Bender: Yes! Let's stay there tonight!
Lawyer: ...on condition that he spend one night within its walls.
Bender: Oooh, man, there's always a catch!
- The castle itself turns out to be full of robot-themed spookiness such as paintings with mechanized eyes which follow motion sensors, the Windows start-up music echoing through the halls, 666 in written in binary appearing backwards in the mirrors, etc.
- This is a staple of Scooby-Doo and many of its imitators, though the victims are usually just kidnapped instead of murdered.
- The Simpsons:
- This is played with on one episode where Homer's Aunt has passed away, and her will demands that the Simpson family must spend a night in an allegedly haunted house. Cut to the family entering the house, Homer declaring "There's no such thing as ghosts." The next morning, the family is well-rested, refreshed, having slept better and the water was better too.
- The Republican party headquarters◊ is an ominous castle straight from a horror movie.

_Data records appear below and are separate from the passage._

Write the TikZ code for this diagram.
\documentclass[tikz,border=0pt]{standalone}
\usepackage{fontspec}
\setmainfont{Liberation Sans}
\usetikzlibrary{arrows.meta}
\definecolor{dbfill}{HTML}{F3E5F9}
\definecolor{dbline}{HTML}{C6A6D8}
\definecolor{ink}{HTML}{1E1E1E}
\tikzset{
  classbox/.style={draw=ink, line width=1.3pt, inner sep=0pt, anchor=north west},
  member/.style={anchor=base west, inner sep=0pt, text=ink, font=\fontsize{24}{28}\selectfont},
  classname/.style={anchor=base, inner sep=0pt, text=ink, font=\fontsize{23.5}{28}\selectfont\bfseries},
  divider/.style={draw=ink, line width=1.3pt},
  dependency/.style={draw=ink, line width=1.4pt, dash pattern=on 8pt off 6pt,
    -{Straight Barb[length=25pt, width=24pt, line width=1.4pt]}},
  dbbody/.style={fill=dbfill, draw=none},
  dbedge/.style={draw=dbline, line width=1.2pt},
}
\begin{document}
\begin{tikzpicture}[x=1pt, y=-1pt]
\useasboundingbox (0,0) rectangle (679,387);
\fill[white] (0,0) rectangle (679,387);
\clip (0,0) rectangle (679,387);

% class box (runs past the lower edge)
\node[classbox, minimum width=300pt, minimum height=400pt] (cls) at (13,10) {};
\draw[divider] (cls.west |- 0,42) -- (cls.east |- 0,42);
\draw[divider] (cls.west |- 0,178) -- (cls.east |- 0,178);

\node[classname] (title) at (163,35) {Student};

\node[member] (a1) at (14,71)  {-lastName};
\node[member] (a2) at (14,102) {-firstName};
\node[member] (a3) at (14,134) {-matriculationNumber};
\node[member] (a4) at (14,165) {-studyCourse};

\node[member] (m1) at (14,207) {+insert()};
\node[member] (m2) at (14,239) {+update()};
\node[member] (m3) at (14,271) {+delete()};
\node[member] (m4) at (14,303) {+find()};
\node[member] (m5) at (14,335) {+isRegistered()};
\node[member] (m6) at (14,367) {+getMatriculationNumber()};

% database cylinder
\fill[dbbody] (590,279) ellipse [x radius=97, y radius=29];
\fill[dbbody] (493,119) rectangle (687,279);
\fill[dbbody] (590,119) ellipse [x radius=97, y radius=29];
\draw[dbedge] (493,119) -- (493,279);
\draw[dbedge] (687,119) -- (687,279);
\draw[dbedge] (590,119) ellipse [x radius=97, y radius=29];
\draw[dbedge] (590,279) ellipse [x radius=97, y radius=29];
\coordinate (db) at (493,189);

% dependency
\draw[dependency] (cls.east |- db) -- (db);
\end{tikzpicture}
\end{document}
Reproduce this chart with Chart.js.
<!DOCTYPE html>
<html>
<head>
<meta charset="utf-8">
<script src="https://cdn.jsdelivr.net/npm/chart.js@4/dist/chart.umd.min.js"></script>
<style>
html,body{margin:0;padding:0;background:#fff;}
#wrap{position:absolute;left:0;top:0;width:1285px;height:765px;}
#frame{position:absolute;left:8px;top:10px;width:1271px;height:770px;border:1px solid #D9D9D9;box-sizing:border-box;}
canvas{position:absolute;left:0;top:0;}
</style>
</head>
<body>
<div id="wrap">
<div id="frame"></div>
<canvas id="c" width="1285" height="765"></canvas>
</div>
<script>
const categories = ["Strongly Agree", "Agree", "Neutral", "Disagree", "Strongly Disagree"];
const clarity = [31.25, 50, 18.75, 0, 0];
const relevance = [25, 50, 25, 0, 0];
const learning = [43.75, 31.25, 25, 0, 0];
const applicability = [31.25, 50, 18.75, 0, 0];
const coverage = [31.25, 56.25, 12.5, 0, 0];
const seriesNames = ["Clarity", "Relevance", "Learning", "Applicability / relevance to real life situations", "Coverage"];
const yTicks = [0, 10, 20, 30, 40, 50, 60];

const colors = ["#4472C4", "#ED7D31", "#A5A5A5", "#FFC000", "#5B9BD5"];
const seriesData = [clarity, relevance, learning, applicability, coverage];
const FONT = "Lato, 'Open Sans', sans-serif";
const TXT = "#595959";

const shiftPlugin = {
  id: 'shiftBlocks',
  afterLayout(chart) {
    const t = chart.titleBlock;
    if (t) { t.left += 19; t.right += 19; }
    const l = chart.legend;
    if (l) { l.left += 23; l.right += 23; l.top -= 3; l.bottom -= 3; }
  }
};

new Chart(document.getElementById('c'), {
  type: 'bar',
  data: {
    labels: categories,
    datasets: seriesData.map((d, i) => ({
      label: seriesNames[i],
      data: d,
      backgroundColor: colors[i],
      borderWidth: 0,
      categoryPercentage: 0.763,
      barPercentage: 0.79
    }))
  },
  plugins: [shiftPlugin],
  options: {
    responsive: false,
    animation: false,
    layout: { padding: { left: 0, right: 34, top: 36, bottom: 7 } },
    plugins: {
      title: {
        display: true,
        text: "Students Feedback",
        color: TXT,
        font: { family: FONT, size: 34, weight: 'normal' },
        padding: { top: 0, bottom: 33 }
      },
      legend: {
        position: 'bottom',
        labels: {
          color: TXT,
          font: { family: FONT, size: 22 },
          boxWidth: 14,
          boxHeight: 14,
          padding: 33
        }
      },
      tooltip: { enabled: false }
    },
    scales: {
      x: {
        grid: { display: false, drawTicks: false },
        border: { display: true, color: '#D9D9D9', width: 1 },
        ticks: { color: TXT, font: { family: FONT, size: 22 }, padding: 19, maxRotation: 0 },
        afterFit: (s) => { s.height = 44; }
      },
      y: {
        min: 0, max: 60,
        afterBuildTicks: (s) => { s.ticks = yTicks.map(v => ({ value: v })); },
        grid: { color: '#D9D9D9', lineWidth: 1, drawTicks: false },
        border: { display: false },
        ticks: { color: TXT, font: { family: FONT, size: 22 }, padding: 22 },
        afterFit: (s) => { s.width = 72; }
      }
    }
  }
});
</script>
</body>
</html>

- The old Spider-Man and His Amazing Friends had an episode where The Chameleon invited Spider-Man and six other heroes to an island he owns and filled with traps so he could impersonate them, sowing distrust, and then kill them. He even uses a Ten Little Indians-style rhyme.
- Ruby Gloom is set in a house that's superficially one of these, but because everyone in the cast is a Perky Goth, it's anything but spooky.